I know that you believe you understand what you think I said, but I'm not sure you realize that what you heard is not what I meant. Pentagon spokesman Robert McCluskey.
How do you listen? It may seem like a funny question. Some people might say, “With my ears”. Listening, and I know most of us have heard a lot about this, is way more than just using our ears.
The communication process
The reason we are listening is that someone is trying to communicate with us. Communication can be described as a 6 step process.
Idea is formulated → Idea is encoded into speech → message delivered → message heard → message is decoded → meaning is generated (the process starts over in the other direction).
Who thinks about this every time they talk? More of us might want to, in order to have better conversations - it’s so important, especially as a leader.

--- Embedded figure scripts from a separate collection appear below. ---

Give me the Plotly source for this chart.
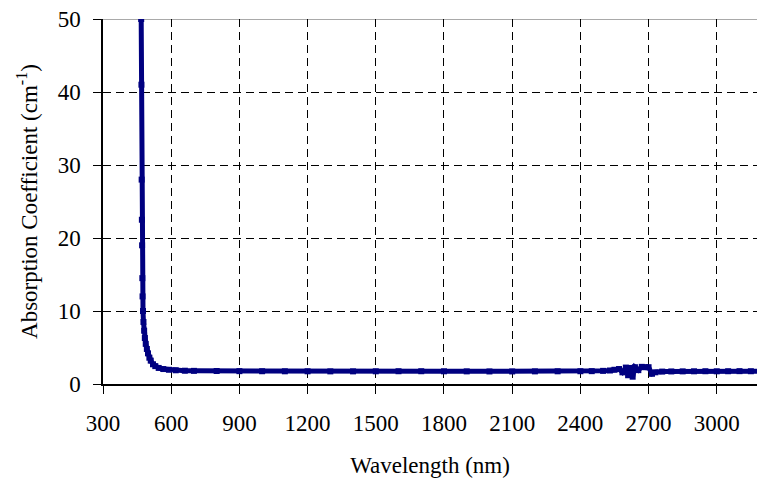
import plotly.graph_objects as go

wavelength = [468, 469, 470, 471, 472, 473, 474, 476, 478, 481, 484, 488, 493, 498, 504, 510, 520, 530, 545, 565, 590, 620, 660, 700, 800,
              900, 1000, 1100, 1200, 1300, 1400, 1500, 1600, 1700, 1800, 1900, 2000, 2100, 2200, 2300, 2400, 2450, 2500,
              2530, 2550, 2570, 2585, 2600, 2610, 2620, 2630, 2640, 2655, 2670, 2685, 2700, 2715, 2730, 2760, 2800,
              2850, 2900, 2950, 3000, 3050, 3100, 3150, 3200]
absorption = [50.0, 41.0, 28.0, 22.5, 19.0, 14.5, 12.0, 10.0, 8.5, 7.3, 6.3, 5.5, 4.8, 4.2, 3.6, 3.2, 2.7, 2.45, 2.2, 2.05, 1.95, 1.88, 1.82, 1.8, 1.78,
              1.76, 1.75, 1.74, 1.74, 1.73, 1.73, 1.74, 1.75, 1.75, 1.74, 1.73, 1.72, 1.72, 1.73, 1.74, 1.75, 1.76, 1.8,
              1.85, 1.95, 2.05, 1.6, 2.25, 1.2, 2.2, 1.0, 2.3, 1.9, 2.35, 2.3, 2.3, 1.4, 1.6, 1.7, 1.72,
              1.73, 1.74, 1.75, 1.74, 1.75, 1.76, 1.75, 1.75]

x_ticks = [300, 600, 900, 1200, 1500, 1800, 2100, 2400, 2700, 3000]
y_ticks = [0, 10, 20, 30, 40, 50]

font_family = "Liberation Serif"
fs = 23

fig = go.Figure()
fig.add_trace(go.Scatter(
    x=wavelength, y=absorption, mode="lines+markers",
    line=dict(color="#000080", width=5),
    marker=dict(symbol="square", size=6, color="#000080"),
    showlegend=False, cliponaxis=True,
))

fig.add_shape(type="line", xref="paper", yref="y", x0=0, x1=1, y0=50, y1=50,
              line=dict(color="#8c8c8c", width=1.5), layer="below")

fig.update_layout(
    width=757, height=483,
    margin=dict(l=103, r=0, t=19, b=99),
    paper_bgcolor="white", plot_bgcolor="white",
    font=dict(family=font_family, size=fs, color="black"),
    xaxis=dict(
        range=[300, 3177], tickvals=x_ticks, ticktext=[str(v) for v in x_ticks],
        showline=True, linecolor="black", linewidth=1.5,
        ticks="outside", ticklen=8, tickcolor="black", tickwidth=1,
        showgrid=True, gridcolor="black", gridwidth=1, griddash="8px,5px",
        zeroline=False, ticklabelstandoff=10,
        tickfont=dict(family=font_family, size=fs),
        title=dict(text="Wavelength (nm)", font=dict(family=font_family, size=fs), standoff=22),
    ),
    yaxis=dict(
        range=[0, 50], tickvals=y_ticks,
        showline=True, linecolor="black", linewidth=1.5,
        ticks="outside", ticklen=8, tickcolor="black", tickwidth=1,
        showgrid=True, gridcolor="black", gridwidth=1, griddash="8px,5px",
        zeroline=False, ticklabelstandoff=8,
        tickfont=dict(family=font_family, size=fs),
        title=dict(text="Absorption Coefficient (cm<sup>-1</sup>)", font=dict(family=font_family, size=fs), standoff=14),
    ),
)

fig.write_html("out.html")
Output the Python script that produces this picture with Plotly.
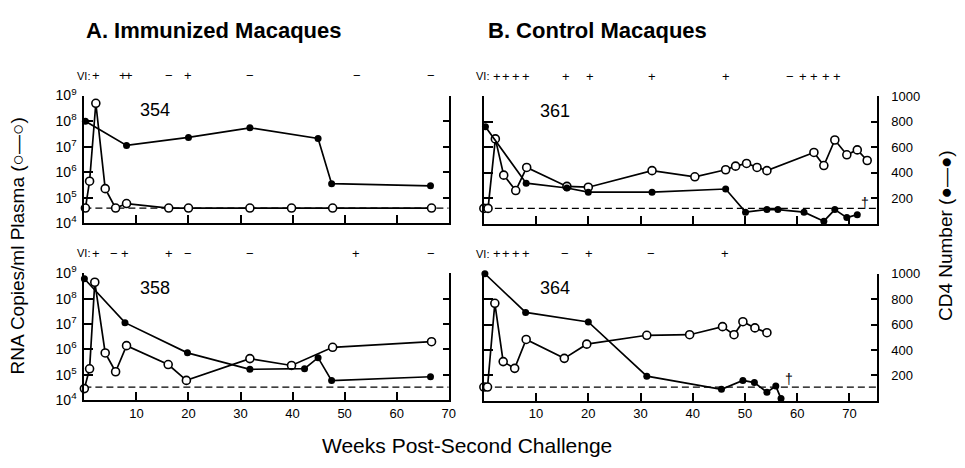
import plotly.graph_objects as go

# ---------------- data ----------------
# Panel 354 (immunized)
rna_354_wk = [0.2, 1.0, 2.2, 4.0, 6.0, 8.1, 16.2, 20.0, 31.8, 39.8, 47.7, 66.7]
rna_354 = [4e4, 4.5e5, 5e8, 2.3e5, 4e4, 6e4, 4e4, 4e4, 4e4, 4e4, 4e4, 4e4]
cd4_354_wk = [0.2, 8.1, 20.0, 31.8, 44.9, 47.5, 66.5]
cd4_354 = [800, 610, 673, 748, 665, 311, 294]
vi_354_wk = [2.2, 7.4, 8.6, 16.3, 20.0, 31.9, 52.4, 66.6]
vi_354 = ['+', '+', '+', '\u2212', '+', '\u2212', '\u2212', '\u2212']

# Panel 358 (immunized)
rna_358_wk = [0.0, 1.0, 2.0, 4.0, 6.0, 8.1, 16.1, 19.6, 31.8, 39.8, 47.7, 66.7]
rna_358 = [2.8e4, 1.7e5, 4.5e8, 7.2e5, 1.3e5, 1.4e6, 2.5e5, 5.9e4, 4.3e5, 2.3e5, 1.2e6, 2.0e6]
cd4_358_wk = [0.0, 7.8, 19.8, 31.8, 42.3, 44.9, 47.5, 66.5]
cd4_358 = [958, 611, 372, 242, 247, 334, 153, 183]
vi_358_wk = [2.2, 5.7, 7.8, 16.3, 19.9, 31.9, 52.2, 66.6]
vi_358 = ['+', '\u2212', '+', '+', '\u2212', '\u2212', '+', '\u2212']

# Panel 361 (control)
rna_361_wk = [0.0, 0.8, 2.2, 3.8, 6.1, 8.2, 15.9, 20.0, 32.2, 40.4, 46.3, 48.2, 50.3,
              52.3, 54.2, 63.2, 65.1, 67.2, 69.5, 71.5, 73.4]
rna_361 = [4e4, 4e4, 2.1e7, 8e5, 2e5, 1.6e6, 2.9e5, 2.7e5, 1.2e6, 6.9e5, 1.3e6, 1.8e6, 2.3e6,
           1.6e6, 1.2e6, 6.2e6, 1.9e6, 1.9e7, 5e6, 7.8e6, 3e6]
cd4_361_wk = [0.3, 8.1, 15.9, 20.0, 32.2, 46.3, 50.1, 54.2, 56.3, 61.3, 65.1, 67.2, 69.5, 71.5]
cd4_361 = [760, 318, 280, 247, 247, 272, 91, 111, 111, 91, 20, 111, 48, 71]
vi_361_wk = [2.5, 4.3, 6.1, 8.1, 15.7, 20.3, 32.2, 46.3, 58.7, 61.2, 63.2, 65.5, 67.6]
vi_361 = ['+', '+', '+', '+', '+', '+', '+', '+', '\u2212', '+', '+', '+', '+']

# Panel 364 (control)
rna_364_wk = [0.0, 0.7, 2.1, 3.7, 5.9, 8.1, 15.4, 19.7, 31.2, 39.4, 45.7, 47.9, 49.6, 51.9, 54.2]
rna_364 = [3.5e4, 3.5e4, 6.9e7, 3.5e5, 1.9e5, 2.6e6, 4.7e5, 1.7e6, 3.8e6, 4e6, 8.3e6, 4e6,
           1.3e7, 7.4e6, 4.8e6]
cd4_364_wk = [0.2, 8.0, 20.0, 31.2, 45.5, 49.6, 51.8, 54.2, 55.9, 56.9]
cd4_364 = [1000, 696, 621, 194, 91, 161, 144, 68, 116, 18]
vi_364_wk = [2.5, 4.3, 6.1, 8.1, 15.6, 20.2, 32.0, 46.1]
vi_364 = ['+', '+', '+', '+', '\u2212', '+', '\u2212', '+']

# detection limits (RNA copies/ml) shown as dashed lines
limit_values = [4e4, 3.2e4, 4e4, 3.5e4]
# death markers (week, CD4 level) for control animals
dagger_361 = (73.0, 160)
dagger_364 = (58.5, 170)

panel_names = ['354', '358', '361', '364']
x_ticks = [10, 20, 30, 40, 50, 60, 70]
log_ticks = [1e4, 1e5, 1e6, 1e7, 1e8, 1e9]
log_tick_text = ['10<sup>4</sup>', '10<sup>5</sup>', '10<sup>6</sup>', '10<sup>7</sup>',
                 '10<sup>8</sup>', '10<sup>9</sup>']
cd4_ticks = [200, 400, 600, 800, 1000]

# ---------------- layout geometry (pixels) ----------------
W, H = 965, 468
FONT = 'Liberation Sans, Arial, Helvetica, sans-serif'
BLACK = '#000000'

def py(p):
    return 1 - p / H

panels = [
    dict(name=panel_names[0], rna_wk=rna_354_wk, rna=rna_354, cd4_wk=cd4_354_wk, cd4=cd4_354,
         vi_wk=vi_354_wk, vi=vi_354, xd=[85, 452], yd=[89, 222], xr=[0, 70],
         left_labels=True, right_labels=False, bottom=False, dagger=None),
    dict(name=panel_names[1], rna_wk=rna_358_wk, rna=rna_358, cd4_wk=cd4_358_wk, cd4=cd4_358,
         vi_wk=vi_358_wk, vi=vi_358, xd=[85, 452], yd=[274, 405.5], xr=[0, 70],
         left_labels=True, right_labels=False, bottom=True, dagger=None),
    dict(name=panel_names[2], rna_wk=rna_361_wk, rna=rna_361, cd4_wk=cd4_361_wk, cd4=cd4_361,
         vi_wk=vi_361_wk, vi=vi_361, xd=[487.4, 883], yd=[89.5, 222.3], xr=[0, 75.2],
         left_labels=False, right_labels=True, bottom=False, dagger=dagger_361),
    dict(name=panel_names[3], rna_wk=rna_364_wk, rna=rna_364, cd4_wk=cd4_364_wk, cd4=cd4_364,
         vi_wk=vi_364_wk, vi=vi_364, xd=[487.4, 883], yd=[274.3, 406.5], xr=[0, 75.2],
         left_labels=False, right_labels=True, bottom=True, dagger=dagger_364),
]

fig = go.Figure()
layout = dict(
    width=W, height=H, margin=dict(l=0, r=0, t=0, b=0),
    paper_bgcolor='white', plot_bgcolor='white', showlegend=False,
    font=dict(family=FONT, color=BLACK, size=13),
)
annotations = []

for i, p in enumerate(panels):
    xn = '' if i == 0 else str(i + 1)
    ylog = '' if i == 0 else str(2 * i + 1)
    ycd = str(2 * i + 2)
    xid, ylid, ycid = 'x' + xn, 'y' + ylog, 'y' + ycd

    # dashed detection limit
    fig.add_trace(go.Scatter(x=p['xr'], y=[limit_values[i]] * 2, xaxis=xid, yaxis=ylid,
                             mode='lines', line=dict(color=BLACK, width=1.3, dash='7px,4px'),
                             hoverinfo='skip'))
    # CD4 (filled)
    fig.add_trace(go.Scatter(x=p['cd4_wk'], y=p['cd4'], xaxis=xid, yaxis=ycid,
                             mode='lines+markers', cliponaxis=False,
                             line=dict(color=BLACK, width=1.7),
                             marker=dict(symbol='circle', size=7, color=BLACK)))
    # RNA (open)
    fig.add_trace(go.Scatter(x=p['rna_wk'], y=p['rna'], xaxis=xid, yaxis=ylid,
                             mode='lines+markers', cliponaxis=False,
                             line=dict(color=BLACK, width=1.7),
                             marker=dict(symbol='circle', size=8, color='white',
                                         line=dict(color=BLACK, width=1.6))))

    layout['xaxis' + xn] = dict(
        domain=[p['xd'][0] / W, p['xd'][1] / W], range=p['xr'], anchor=ylid,
        showline=True, linewidth=2, linecolor=BLACK, showgrid=False, zeroline=False,
        ticks='inside', ticklen=8, tickwidth=1.5, tickcolor=BLACK,
        tickvals=x_ticks, showticklabels=p['bottom'], tickfont=dict(size=13, color=BLACK),
    )
    layout['yaxis' + ylog] = dict(
        domain=[py(p['yd'][1]), py(p['yd'][0])], type='log', range=[4, 9], anchor=xid,
        showline=True, linewidth=2, linecolor=BLACK, showgrid=False, zeroline=False,
        ticks='inside', ticklen=9, tickwidth=1.5, tickcolor=BLACK,
        tickvals=log_ticks, ticktext=log_tick_text, showticklabels=p['left_labels'],
        tickfont=dict(size=14, color=BLACK), ticklabelstandoff=3,
    )
    layout['yaxis' + ycd] = dict(
        overlaying=ylid, side='right', range=[0, 1000], anchor=xid,
        showline=True, linewidth=2, linecolor=BLACK, showgrid=False, zeroline=False,
        ticks='inside', ticklen=6, tickwidth=1.5, tickcolor=BLACK,
        tickvals=cd4_ticks, showticklabels=p['right_labels'],
        tickfont=dict(size=13, color=BLACK), ticklabelstandoff=10,
    )

    # animal number
    annotations.append(dict(x=13.6, y=885, xref=xid, yref=ycid, text=p['name'],
                            showarrow=False, font=dict(size=18, color=BLACK),
                            xanchor='center', yanchor='middle'))
    # VI row
    annotations.append(dict(x=0, y=1, xref=xid + ' domain', yref=ycid + ' domain', text='VI:',
                            showarrow=False, font=dict(size=11, color=BLACK), xanchor='center',
                            yanchor='middle', yshift=20, xshift=-1))
    for wk, s in zip(p['vi_wk'], p['vi']):
        annotations.append(dict(x=wk, y=1, xref=xid, yref=ycid + ' domain', text=s,
                                showarrow=False, font=dict(size=13, color=BLACK),
                                xanchor='center', yanchor='middle', yshift=20))
    if p['dagger'] is not None:
        annotations.append(dict(x=p['dagger'][0], y=p['dagger'][1], xref=xid, yref=ycid,
                                text='\u2020', showarrow=False,
                                font=dict(size=14, color=BLACK),
                                xanchor='center', yanchor='middle'))

# titles
annotations += [
    dict(x=216 / W, y=py(21), xref='paper', yref='paper', text='<b>A. Immunized Macaques</b>',
         showarrow=False, font=dict(size=22, color=BLACK), xanchor='center', yanchor='middle'),
    dict(x=602 / W, y=py(21), xref='paper', yref='paper', text='<b>B. Control Macaques</b>',
         showarrow=False, font=dict(size=22, color=BLACK), xanchor='center', yanchor='middle'),
    dict(x=18 / W, y=py(245), xref='paper', yref='paper',
         text='RNA Copies/ml Plasma (\u25cb\u2014\u25cb)', textangle=-90,
         showarrow=False, font=dict(size=19, color=BLACK), xanchor='center', yanchor='middle'),
    dict(x=953 / W, y=py(235), xref='paper', yref='paper',
         text='CD4 Number (\u25cf\u2014\u25cf)', textangle=-90,
         showarrow=False, font=dict(size=19, color=BLACK), xanchor='center', yanchor='middle'),
    dict(x=470 / W, y=py(453), xref='paper', yref='paper',
         text='Weeks Post-Second Challenge',
         showarrow=False, font=dict(size=21, color=BLACK), xanchor='center', yanchor='middle'),
]
layout['annotations'] = annotations
fig.update_layout(**layout)
fig.write_html('out.html')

First-time managers need to understand this deeply. This is such a big process and it’s one that can go wrong, or not go as intended, at any of the steps. But, we’re talking about listening today which is just one part of the communication process.
The skills to listen well
If you are the person decoding the message, how do you ensure that you’re decoding it properly? How do you know you are making meaning that was intended? That's where listening comes in and that's where we, as managers of people, need to have amazing listening skills. How are your listening skills?
I know that as a manager I never forget that six-step communication process. I also know that there were times when I didn’t decode messages properly - I was pressed for time and only partially listened; the person in front of me had triggered me earlier in the day; I felt they were off task and was thinking about how to bring them back on task and so on and so on. My responses in these cases (thankfully this poor listening style wasn’t my normal) were way less than they could have been had I been listening instead of just hearing.
Listening is active and involves your ears and your eyes and other senses. Listening is about hearing the words, seeing the person in the moment, being intuitive about what is not being said and pulling it all together to make meaning of what’s going on, right now.
The push to respond
The challenge here though is that “we” want speedy. We want a response. You (the manager of people) are expected to know. There is “value” in having a snappy answer, or response. It means, “you know your stuff!” But, what does it mean for the person standing in front of you trying to communicate with you?
As the manager and especially as a first-time manager you will feel the need to respond. Things move fast and a slower response generates a kind of judgement - I’ve had people just talk over me when I was formulating a considered response to someone in the conversation.
Why it works!
Listening, and the way you listen, sets the tone of your work and team environment. The way you listen can convey merit and value to the other person - or not. It can convey a sense of safety and lack of judgement - it can keep people open and in a creative space. That creative space helps solve challenges and generate new ideas. This type of environment is a boon to you, the manager of the team! Mastering (practicing and practicing) this skill will set you up and allow you to lead in a positive, supportive way. "Are ya listening?!"